What you will do: Working from the top of the listing below, retype each line through the line containing "plt.rcParams['font.family'] = ['Open", both included, with no pictures.

Data excerpt:
┌──

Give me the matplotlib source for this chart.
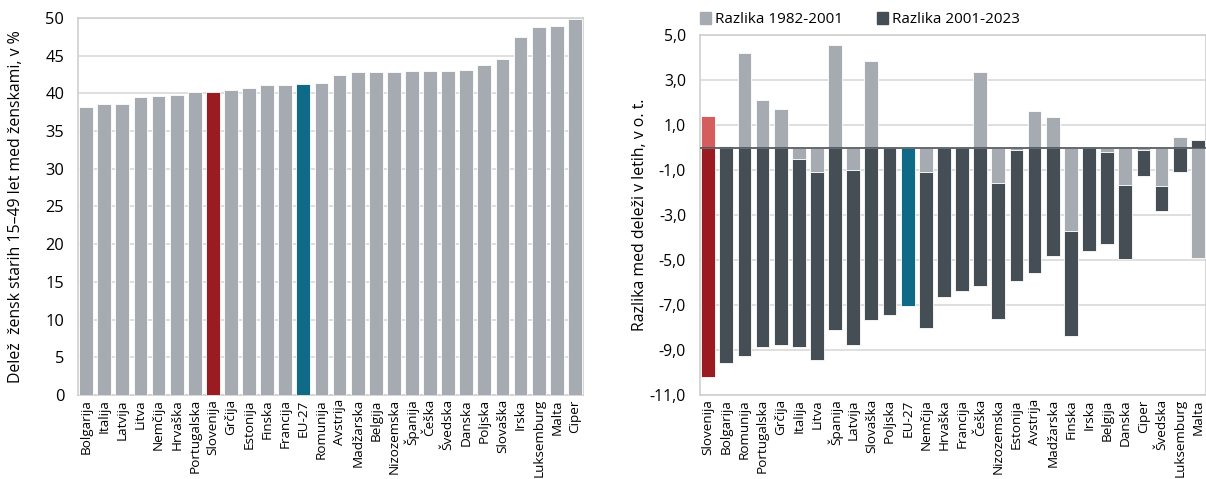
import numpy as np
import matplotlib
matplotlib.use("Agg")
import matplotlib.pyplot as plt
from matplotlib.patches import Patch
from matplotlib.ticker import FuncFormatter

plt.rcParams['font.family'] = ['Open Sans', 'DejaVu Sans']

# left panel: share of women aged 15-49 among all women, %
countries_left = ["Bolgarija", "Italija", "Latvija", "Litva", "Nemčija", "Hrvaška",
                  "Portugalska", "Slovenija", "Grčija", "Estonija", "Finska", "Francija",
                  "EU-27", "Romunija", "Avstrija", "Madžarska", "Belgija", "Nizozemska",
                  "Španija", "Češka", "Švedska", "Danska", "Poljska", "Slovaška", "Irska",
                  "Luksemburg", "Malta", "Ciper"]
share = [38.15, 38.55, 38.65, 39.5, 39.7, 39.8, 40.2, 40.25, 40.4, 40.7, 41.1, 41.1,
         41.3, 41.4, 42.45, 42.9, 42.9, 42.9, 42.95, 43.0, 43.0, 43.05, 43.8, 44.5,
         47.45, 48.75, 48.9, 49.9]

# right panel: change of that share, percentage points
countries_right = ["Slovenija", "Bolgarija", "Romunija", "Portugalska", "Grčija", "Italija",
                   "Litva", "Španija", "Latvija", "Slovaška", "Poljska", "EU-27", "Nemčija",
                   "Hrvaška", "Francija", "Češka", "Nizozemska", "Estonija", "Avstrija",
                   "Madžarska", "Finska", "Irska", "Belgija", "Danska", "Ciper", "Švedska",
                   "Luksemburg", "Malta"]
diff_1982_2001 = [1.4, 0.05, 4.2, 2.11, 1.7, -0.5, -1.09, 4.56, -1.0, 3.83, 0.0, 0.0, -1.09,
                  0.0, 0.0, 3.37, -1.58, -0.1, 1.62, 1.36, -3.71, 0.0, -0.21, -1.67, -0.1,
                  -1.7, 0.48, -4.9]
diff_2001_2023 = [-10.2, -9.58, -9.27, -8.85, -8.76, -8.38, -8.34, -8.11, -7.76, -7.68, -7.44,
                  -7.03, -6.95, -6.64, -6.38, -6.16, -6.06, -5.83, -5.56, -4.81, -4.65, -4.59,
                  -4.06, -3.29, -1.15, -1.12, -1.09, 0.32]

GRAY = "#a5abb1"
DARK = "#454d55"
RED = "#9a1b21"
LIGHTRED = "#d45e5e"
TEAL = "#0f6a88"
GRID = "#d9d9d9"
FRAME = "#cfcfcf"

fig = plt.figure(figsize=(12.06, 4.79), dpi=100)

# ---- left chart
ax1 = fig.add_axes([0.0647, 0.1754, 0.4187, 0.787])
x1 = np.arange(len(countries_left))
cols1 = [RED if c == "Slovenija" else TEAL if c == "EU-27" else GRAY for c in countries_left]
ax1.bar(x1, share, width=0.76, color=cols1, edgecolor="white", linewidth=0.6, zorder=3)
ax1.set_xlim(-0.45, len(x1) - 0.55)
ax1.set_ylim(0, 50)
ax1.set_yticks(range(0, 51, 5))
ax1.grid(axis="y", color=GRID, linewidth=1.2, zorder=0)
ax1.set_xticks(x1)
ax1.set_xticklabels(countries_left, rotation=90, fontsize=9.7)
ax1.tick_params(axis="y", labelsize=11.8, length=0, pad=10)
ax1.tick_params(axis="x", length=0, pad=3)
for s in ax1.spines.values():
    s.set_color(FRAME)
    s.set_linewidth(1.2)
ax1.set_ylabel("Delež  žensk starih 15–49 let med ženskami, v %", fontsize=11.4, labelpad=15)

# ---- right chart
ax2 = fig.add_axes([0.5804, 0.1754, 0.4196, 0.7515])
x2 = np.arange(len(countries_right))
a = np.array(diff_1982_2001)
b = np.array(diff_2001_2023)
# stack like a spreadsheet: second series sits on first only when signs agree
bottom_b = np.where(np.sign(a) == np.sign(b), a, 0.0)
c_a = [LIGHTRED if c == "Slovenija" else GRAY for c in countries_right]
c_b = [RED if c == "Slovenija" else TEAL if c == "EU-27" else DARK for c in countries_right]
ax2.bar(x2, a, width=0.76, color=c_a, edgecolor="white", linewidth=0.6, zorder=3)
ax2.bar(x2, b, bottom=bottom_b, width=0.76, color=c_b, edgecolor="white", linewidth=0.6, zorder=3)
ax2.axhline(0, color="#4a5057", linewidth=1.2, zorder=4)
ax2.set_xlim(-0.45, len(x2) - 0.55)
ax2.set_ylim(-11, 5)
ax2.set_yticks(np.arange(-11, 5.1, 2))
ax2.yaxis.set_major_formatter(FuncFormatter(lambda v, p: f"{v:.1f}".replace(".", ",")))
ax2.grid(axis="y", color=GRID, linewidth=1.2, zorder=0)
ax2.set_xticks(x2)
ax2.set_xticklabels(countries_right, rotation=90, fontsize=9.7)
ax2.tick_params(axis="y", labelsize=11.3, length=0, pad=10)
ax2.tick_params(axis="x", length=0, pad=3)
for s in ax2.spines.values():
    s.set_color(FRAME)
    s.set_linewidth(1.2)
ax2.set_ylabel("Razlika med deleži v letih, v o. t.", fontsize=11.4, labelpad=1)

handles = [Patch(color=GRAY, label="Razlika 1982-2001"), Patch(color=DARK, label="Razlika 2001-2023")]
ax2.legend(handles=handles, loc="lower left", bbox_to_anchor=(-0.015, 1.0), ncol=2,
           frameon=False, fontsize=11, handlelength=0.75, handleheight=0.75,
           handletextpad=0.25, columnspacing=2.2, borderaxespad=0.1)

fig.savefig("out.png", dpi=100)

└──

Output of the exercise:
Give me the matplotlib source for this chart.
import numpy as np
import matplotlib
matplotlib.use("Agg")
import matplotlib.pyplot as plt
from matplotlib.patches import Patch
from matplotlib.ticker import FuncFormatter

plt.rcParams['font.family'] = ['Open Sans', 'DejaVu Sans']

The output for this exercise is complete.